* [TASK TO COMPLETE] Copy each line with the word "page" in it.

* [Records excerpted from a collection]
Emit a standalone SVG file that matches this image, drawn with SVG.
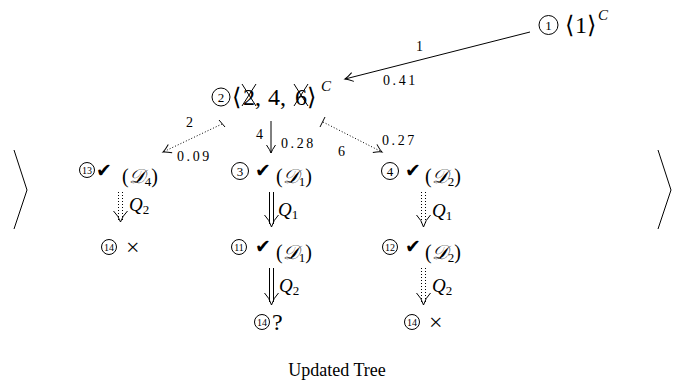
<svg xmlns="http://www.w3.org/2000/svg" width="674" height="388" viewBox="0 0 674 388">
<style>
.t{font-family:"Liberation Serif","DejaVu Serif",serif;fill:#000}
.big{font-size:24px}
.lab{font-size:14px}
.pr{font-size:14px;letter-spacing:2.6px}
.num{font-size:13px;text-anchor:middle}
.num2{font-size:10px;text-anchor:middle}
.ck{font-family:"DejaVu Sans",sans-serif;font-size:19px}
.d{font-size:20px}
.q{font-size:19px;font-style:italic}
.it{font-style:italic}
.sub{font-size:13px;font-style:normal}
.sup{font-size:15px;font-style:italic}
.c{fill:none;stroke:#000;stroke-width:1}
.e{fill:none;stroke:#000;stroke-width:1}
.dot{fill:none;stroke:#000;stroke-width:1;stroke-dasharray:1 2}
.h{fill:none;stroke:#000;stroke-width:1}
</style>
<defs>
<marker id="ah" viewBox="-10 -6 12 12" refX="0" refY="0" markerWidth="12" markerHeight="12" orient="auto" markerUnits="userSpaceOnUse">
<path d="M-8,-4.5 Q-3,-1 0,0 Q-3,1 -8,4.5" fill="none" stroke="#000" stroke-width="1"/>
</marker>
</defs>

<g id="brackets">
<polyline points="14,150 27,190 14,229" class="e" stroke-width="1.3"/>
<polyline points="658,150 671,190 658,229" class="e" stroke-width="1.3"/>
</g>

<g id="n1">
<circle cx="548.5" cy="25" r="9.5" class="c"/>
<text x="548.5" y="29.5" class="t num">1</text>
<text y="33" class="t big"><tspan x="565">⟨</tspan><tspan x="575">1</tspan><tspan x="587">⟩</tspan></text>
<text x="598" y="20" class="t sup">C</text>
</g>

<g id="n2">
<circle cx="221" cy="97" r="9" class="c"/>
<text x="221" y="101.5" class="t num">2</text>
<text y="105" class="t big"><tspan x="232">⟨</tspan><tspan x="243">2</tspan><tspan x="255">,</tspan><tspan x="268">4</tspan><tspan x="280">,</tspan><tspan x="295">6</tspan><tspan x="307">⟩</tspan></text>
<line x1="242" y1="84" x2="256" y2="106" class="e"/>
<line x1="256" y1="84" x2="242" y2="106" class="e"/>
<line x1="294" y1="84" x2="308" y2="106" class="e"/>
<line x1="308" y1="84" x2="294" y2="106" class="e"/>
<text x="321" y="91" class="t sup">C</text>
</g>

<g id="n13">
<circle cx="87" cy="170" r="7.5" class="c"/>
<text x="87" y="173.5" class="t num2">13</text>
<text x="96" y="177" class="ck">✔</text>
<text x="122" y="183" class="t d">(<tspan class="it">𝒟</tspan><tspan class="sub" dy="3">4</tspan><tspan dy="-3">)</tspan></text>
</g>
<g id="n3">
<circle cx="240" cy="171" r="8.5" class="c"/>
<text x="240" y="175.5" class="t num">3</text>
<text x="255" y="177" class="ck">✔</text>
<text x="276" y="183" class="t d">(<tspan class="it">𝒟</tspan><tspan class="sub" dy="3">1</tspan><tspan dy="-3">)</tspan></text>
</g>
<g id="n4">
<circle cx="390" cy="171" r="8.5" class="c"/>
<text x="390" y="175.5" class="t num">4</text>
<text x="405" y="177" class="ck">✔</text>
<text x="425" y="183" class="t d">(<tspan class="it">𝒟</tspan><tspan class="sub" dy="3">2</tspan><tspan dy="-3">)</tspan></text>
</g>
<g id="n14a">
<circle cx="109" cy="247" r="7.5" class="c"/>
<text x="109" y="250.5" class="t num2">14</text>
<text x="126" y="255" class="t" font-size="24">×</text>
</g>
<g id="n11">
<circle cx="239" cy="247" r="7.5" class="c"/>
<text x="239" y="250.5" class="t num2">11</text>
<text x="255" y="253" class="ck">✔</text>
<text x="276" y="259" class="t d">(<tspan class="it">𝒟</tspan><tspan class="sub" dy="3">1</tspan><tspan dy="-3">)</tspan></text>
</g>
<g id="n12">
<circle cx="390" cy="247" r="7.5" class="c"/>
<text x="390" y="250.5" class="t num2">12</text>
<text x="405" y="253" class="ck">✔</text>
<text x="425" y="259" class="t d">(<tspan class="it">𝒟</tspan><tspan class="sub" dy="3">2</tspan><tspan dy="-3">)</tspan></text>
</g>
<g id="n14b">
<circle cx="262" cy="322" r="7.5" class="c"/>
<text x="262" y="325.5" class="t num2">14</text>
<text x="272" y="330" class="t" font-size="24">?</text>
</g>
<g id="n14c">
<circle cx="412" cy="322" r="7.5" class="c"/>
<text x="412" y="325.5" class="t num2">14</text>
<text x="429" y="330" class="t" font-size="24">×</text>
</g>

<g id="connectors">
<line x1="530" y1="32" x2="345" y2="79" class="e" marker-end="url(#ah)"/>
<text x="416" y="51" class="t lab">1</text>
<text x="383" y="85" class="t pr">0.41</text>

<line x1="219" y1="120" x2="225" y2="127" class="e"/>
<line x1="222" y1="124" x2="163" y2="152" class="dot" marker-end="url(#ah)"/>
<text x="186" y="127" class="t lab">2</text>
<text x="177" y="161" class="t pr">0.09</text>

<line x1="271" y1="121" x2="271" y2="153" class="e" marker-end="url(#ah)"/>
<text x="256" y="139" class="t lab">4</text>
<text x="281" y="148" class="t pr">0.28</text>

<line x1="320" y1="127" x2="325" y2="117" class="e"/>
<line x1="323" y1="122" x2="382" y2="152" class="dot" marker-end="url(#ah)"/>
<text x="338" y="156" class="t lab">6</text>
<text x="382" y="145" class="t pr">0.27</text>

<line x1="118.5" y1="192" x2="118.5" y2="220" class="dot"/>
<line x1="122.5" y1="192" x2="122.5" y2="220" class="dot"/>
<path d="M113.5,211 Q118.5,216 120.5,222 Q122.5,216 127.5,211" class="h"/>
<text x="129" y="211" class="t q">Q<tspan class="sub" dy="3">2</tspan></text>

<line x1="269.5" y1="192" x2="269.5" y2="224" class="e"/>
<line x1="273.5" y1="192" x2="273.5" y2="224" class="e"/>
<path d="M264.5,215 Q269.5,220 271.5,227 Q273.5,220 278.5,215" class="h"/>
<text x="278" y="216" class="t q">Q<tspan class="sub" dy="3">1</tspan></text>

<line x1="269.5" y1="268" x2="269.5" y2="302" class="e"/>
<line x1="273.5" y1="268" x2="273.5" y2="302" class="e"/>
<path d="M264.5,293 Q269.5,298 271.5,305 Q273.5,298 278.5,293" class="h"/>
<text x="279" y="292" class="t q">Q<tspan class="sub" dy="3">2</tspan></text>

<line x1="421.5" y1="192" x2="421.5" y2="224" class="dot"/>
<line x1="425.5" y1="192" x2="425.5" y2="224" class="dot"/>
<path d="M416.5,215 Q421.5,220 423.5,227 Q425.5,220 430.5,215" class="h"/>
<text x="432" y="217" class="t q">Q<tspan class="sub" dy="3">1</tspan></text>

<line x1="421.5" y1="268" x2="421.5" y2="302" class="dot"/>
<line x1="425.5" y1="268" x2="425.5" y2="302" class="dot"/>
<path d="M416.5,293 Q421.5,298 423.5,305 Q425.5,298 430.5,293" class="h"/>
<text x="432" y="292" class="t q">Q<tspan class="sub" dy="3">2</tspan></text>
</g>

<text x="337" y="376" class="t" font-size="18" text-anchor="middle">Updated Tree</text>
</svg>
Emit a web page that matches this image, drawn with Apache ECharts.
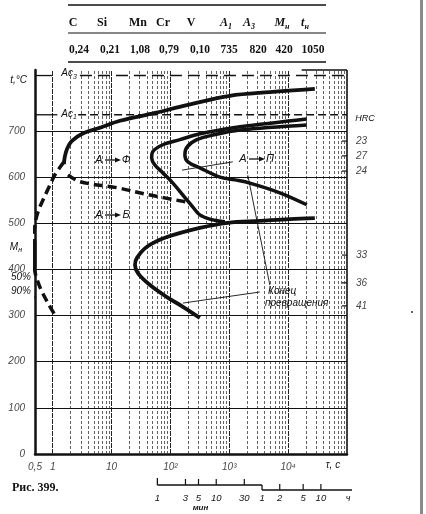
<!DOCTYPE html>
<html><head><meta charset="utf-8">
<script src="https://cdn.jsdelivr.net/npm/echarts@6/dist/echarts.min.js"></script>
<style>html,body{margin:0;padding:0;background:#fff}#c{width:426px;height:514px}</style>
</head><body><div id="c"></div>
<script>
// ---------------- data ----------------
const tableHeader = ['C', 'Si', 'Mn', 'Cr', 'V', 'A1', 'A3', 'MH', 'tH'];
const tableValues = ['0,24', '0,21', '1,08', '0,79', '0,10', '735', '820', '420', '1050'];
const xTickValues = [0.5, 1, 10, 100, 1000, 10000];
const xTickLabels = ['0,5', '1', '10', '10²', '10³', '10⁴'];
const yTickValues = [0, 100, 200, 300, 400, 500, 600, 700];
const yTickLabels = ['0', '100', '200', '300', '400', '500', '600', '700'];
const gridTemps = [100, 200, 300, 400, 500, 600, 700];
const AC1 = 735, AC3 = 820, MH = 420, M50 = 373, M90 = 340;
const hrcTemps = [678, 646, 613, 431, 371, 321];
const hrcLabels = ['23', '27', '24', '33', '36', '41'];
const minuteTicks = [60, 180, 300, 600, 1800];
const minuteLabels = ['1', '3', '5', '10', '30'];
const hourTicks = [3600, 7200, 18000, 36000];
const hourLabels = ['1', '2', '5', '10'];
const zoneLabels = [['А', 'Ф'], ['А', 'Б'], ['А', 'П']];
// curves: [time s, temperature °C]
const ferriteStart = [[28400,791],[4890,784],[1020,776],[190,756],[55,739],[13.9,722],[6.4,707],[3.3,695],[2.1,678],[1.75,661],[1.6,643],[1.55,628]];
const coolingCurve = [[1.55,633],[1.09,605],[0.90,583],[0.71,555],[0.56,524],[0.5,496],[0.48,464],[0.48,420],[0.5,394],[0.56,373],[0.66,351],[0.83,327],[1.09,301]];
const bainiteStart = [[1.82,605],[2.9,590],[12.3,577],[45,561],[190,546]];
const pearliteStart = [[20750,726],[1510,709],[692,702],[316,694],[145,681],[74.5,670],[50,655],[48,642],[54.5,626],[74.5,609],[110,587],[163,561],[241,535],[316,518],[468,509],[841,503]];
const pearliteEnd = [[20750,713],[1510,702],[526,691],[281,681],[191,665],[176,648],[198,633],[316,620],[692,600],[1245,594],[2235,587],[7230,566],[20750,540]];
const bainiteEnd = [[28400,511],[10670,509],[3300,505],[946,501],[316,490],[87,470],[40,449],[27,425],[25,410],[28,392],[45,366],[87,340],[163,319],[316,295]];
const leaderAP = [[157,615],[1150,633]];
const leaderEnd1 = [[2065,604],[4890,366]];
const leaderEnd2 = [[163,327],[3300,351]];

// ---------------- chart ----------------
const ink = '#111';
const chart = echarts.init(document.getElementById('c'), null, {renderer: 'canvas'});
const decades = [1, 10, 100, 1000, 10000];
const minorX = [], majorX = [];
decades.forEach(d => { for (let k = 1; k <= 9; k++) (k === 1 ? majorX : minorX).push(d * k); });

function curve(data, width, dash, smooth) {
  return {type: 'line', data, symbol: 'none', smooth: smooth === undefined ? 0.35 : smooth, silent: true,
    clip: false, animation: false, z: 5,
    lineStyle: {color: ink, width, type: dash || 'solid', cap: 'butt', join: 'round'}};
}
const italic = {fontFamily: 'Liberation Sans', fontStyle: 'italic', fontSize: 10, color: ink};

const series = [
  {type: 'line', data: [], silent: true, animation: false, z: 1,
    markLine: {silent: true, symbol: 'none', animation: false, label: {show: false},
      lineStyle: {color: '#3a3a3a', width: 0.8, type: [3, 2]},
      data: minorX.map(v => ({xAxis: v}))}},
  {type: 'line', data: [], silent: true, animation: false, z: 2,
    markLine: {silent: true, symbol: 'none', animation: false, label: {show: false},
      lineStyle: {color: '#222', width: 1, type: [5, 1]},
      data: majorX.map(v => ({xAxis: v}))}},
  {type: 'line', data: [], silent: true, animation: false, z: 3,
    markLine: {silent: true, symbol: 'none', animation: false, label: {show: false},
      lineStyle: {color: ink, width: 1.1, type: 'solid'},
      data: gridTemps.map(v => ({yAxis: v})).concat([{xAxis: 1e5, lineStyle: {width: 1.6}}])}},
  // Ac1 / Ac3 lines
  curve([[0.5, AC1], [1.2, AC1]], 1.3, 'solid', false),
  curve([[2.7, AC1], [1e5, AC1]], 1.6, [8, 4], false),
  curve([[0.5, AC3], [0.97, AC3]], 1.3, 'solid', false),
  curve([[2.9, AC3], [1e5, AC3]], 1.6, [12, 6], false),
  curve([[17000, 832], [1e5, 832]], 1.5, 'solid', false),
  // Mн marks
  curve([[0.1675, MH], [0.5, MH]], 3, 'solid', false),
  curve([[0.49, 405], [0.49, 462]], 4, 'solid', false),
  curve([[0.1675, M50], [0.47, M50]], 1, 'solid', false),
  curve([[0.1675, M90], [0.5, M90]], 1, 'solid', false),
  // transformation curves
  curve(ferriteStart, 3.8),
  curve(coolingCurve, 3.5, [9, 5]),
  curve(bainiteStart, 3.5, [9, 5]),
  curve(pearliteStart, 3.5),
  curve(pearliteEnd, 3.5),
  curve(bainiteEnd, 3.8),
  curve(leaderAP, 0.9, 'solid', false),
  curve(leaderEnd1, 0.9, 'solid', false),
  curve(leaderEnd2, 0.9, 'solid', false),
  // tick labels
  {type: 'scatter', data: xTickValues.map(v => [v, 0]), symbolSize: 0, silent: true, animation: false, clip: false,
    label: Object.assign({show: true, position: 'bottom', distance: 8, formatter: p => xTickLabels[p.dataIndex]}, italic)},
  {type: 'scatter', data: yTickValues.map(v => [0.5, v]), symbolSize: 0, silent: true, animation: false, clip: false,
    label: Object.assign({show: true, position: 'left', distance: 10, formatter: p => yTickLabels[p.dataIndex]}, italic)},
  {type: 'scatter', data: hrcTemps.map(v => [1e5, v]), symbol: 'rect', symbolSize: [5, 1.5], symbolOffset: [-2.5, 0],
    itemStyle: {color: ink}, silent: true, animation: false, clip: false,
    label: Object.assign({show: true, position: 'right', distance: 9, formatter: p => hrcLabels[p.dataIndex]}, italic)}
];

chart.setOption({
  animation: false,
  backgroundColor: '#fff',
  grid: {left: 35, top: 70, width: 312, height: 384, containLabel: false},
  xAxis: {type: 'log', logBase: 10, min: 0.5, max: 1e5,
    axisLine: {show: true, onZero: false, lineStyle: {color: ink, width: 2.5}},
    axisTick: {show: false}, axisLabel: {show: false}, splitLine: {show: false}},
  yAxis: {type: 'value', min: 0, max: 832,
    axisLine: {show: true, onZero: false, lineStyle: {color: ink, width: 2.5}},
    axisTick: {show: false}, axisLabel: {show: false}, splitLine: {show: false}},
  series
});

// ---------------- annotations ----------------
const px = v => chart.convertToPixel({xAxisIndex: 0}, v);
const py = v => chart.convertToPixel({yAxisIndex: 0}, v);
function txt(text, x, y, font, align, extra) {
  return Object.assign({type: 'text', silent: true, z: 20,
    style: Object.assign({text, x, y, font, fill: ink, align: align || 'center', verticalAlign: 'middle',
      textAlign: align || 'center', textVerticalAlign: 'middle'}, extra || {})});
}
function ln(x1, y1, x2, y2, w, color) {
  return {type: 'line', silent: true, z: 20, shape: {x1, y1, x2, y2}, style: {stroke: color || ink, lineWidth: w || 1}};
}
const g = [];
// table
g.push(ln(68, 5, 326, 5, 1.5), ln(68, 33, 326, 33, 1.2), ln(68, 62, 326, 62, 1.5));
const hdrX = [73, 102, 138, 163, 191, 226, 249, 282, 305];
const valX = [79, 110, 140, 169, 200, 229, 258, 284, 313];
const serifB = 'bold 12px "Liberation Serif"';
const serifBI = 'italic bold 12px "Liberation Serif"';
const subRich = {
  m: {font: serifBI, fill: ink, verticalAlign: 'bottom'},
  s: {font: 'italic bold 8px "Liberation Serif"', fill: ink, verticalAlign: 'bottom', padding: [0, 0, -2, 0]}
};
tableHeader.forEach((h, i) => {
  if (i < 5) g.push(txt(h, hdrX[i], 23, serifB));
  else g.push(txt('{m|' + h[0] + '}{s|' + (h[1] === 'H' ? 'н' : h[1]) + '}', hdrX[i], 23, serifBI, 'center', {rich: subRich}));
});
tableValues.forEach((v, i) => g.push(txt(v, valX[i], 50, 'bold 11.5px "Liberation Serif"')));
// axis texts
const itF = 'italic 10px "Liberation Sans"';
const itRich = {
  m: {font: itF, fill: ink, verticalAlign: 'bottom'},
  s: {font: 'italic 7px "Liberation Sans"', fill: ink, verticalAlign: 'bottom', padding: [0, 0, -2, 0]}
};
g.push(txt('t,°C', 27, 80, itF, 'right'));
g.push(txt('{m|M}{s|н}', 22, 247, itF, 'right', {rich: itRich}));
g.push(txt('50%', 31, 277, itF, 'right'));
g.push(txt('90%', 31, 291, itF, 'right'));
g.push(txt('{m|Ac}{s|3}', 69, py(AC3) - 2, itF, 'center', {rich: itRich}));
g.push(txt('{m|Ac}{s|1}', 69, py(AC1) - 1, itF, 'center', {rich: itRich}));
g.push(txt('HRC', 365, 118, 'italic 9px "Liberation Sans"'));
g.push(txt('τ, c', 333, 465, itF));
// zone labels "A → X" with a drawn arrow
const zonePos = [[112, 160], [112, 215], [256, 159]];
zoneLabels.forEach((z, i) => {
  const [cx, cy] = zonePos[i];
  g.push(txt(z[0], cx - 13, cy, 'italic 11px "Liberation Sans"'));
  g.push(txt(z[1], cx + 14, cy, 'italic 11px "Liberation Sans"'));
  g.push(ln(cx - 7, cy, cx + 6, cy, 1.3));
  g.push({type: 'polygon', silent: true, z: 20, shape: {points: [[cx + 9, cy], [cx + 3, cy - 2.5], [cx + 3, cy + 2.5]]}, style: {fill: ink}});
});
g.push(txt('Конец', 268, 291, 'italic 10px "Liberation Sans"', 'left'));
g.push(txt('превращения', 265, 303, 'italic 10px "Liberation Sans"', 'left'));
g.push(txt('Рис. 399.', 12, 488, 'bold 12px "Liberation Serif"', 'left'));
// time scale (minutes, hours)
const yMin = 485, yHour = 490;
const xm0 = px(minuteTicks[0]), xh0 = px(hourTicks[0]);
g.push(ln(xm0, yMin, xh0, yMin, 1.3), ln(xm0, yMin - 7, xm0, yMin, 1.3), ln(xh0, yMin, xh0, yHour, 1.3), ln(xh0, yHour, 352, yHour, 1.3));
minuteTicks.forEach((t, i) => {
  const x = px(t);
  if (i > 0) g.push(ln(x, yMin - 6, x, yMin, 1.2));
  g.push(txt(minuteLabels[i], x, 498, 'italic 9.5px "Liberation Sans"'));
});
hourTicks.forEach((t, i) => {
  const x = px(t);
  if (i > 0) g.push(ln(x, yHour - 6, x, yHour, 1.2));
  g.push(txt(hourLabels[i], x, 498, 'italic 9.5px "Liberation Sans"'));
});
g.push(txt('ч', 348, 498, 'italic 9px "Liberation Sans"'));
g.push(txt('мин', px(300) + 2, 508, 'italic bold 8px "Liberation Sans"'));
// page edge and speck
g.push({type: 'rect', silent: true, shape: {x: 420, y: 0, width: 3, height: 514}, style: {fill: '#8a8a8a'}});
g.push({type: 'circle', silent: true, shape: {cx: 412, cy: 312, r: 1}, style: {fill: '#333'}});
chart.setOption({graphic: g});
</script></body></html>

* [EXERCISE ANSWER]
Emit a web page that matches this image, drawn with Apache ECharts.
// page edge and speck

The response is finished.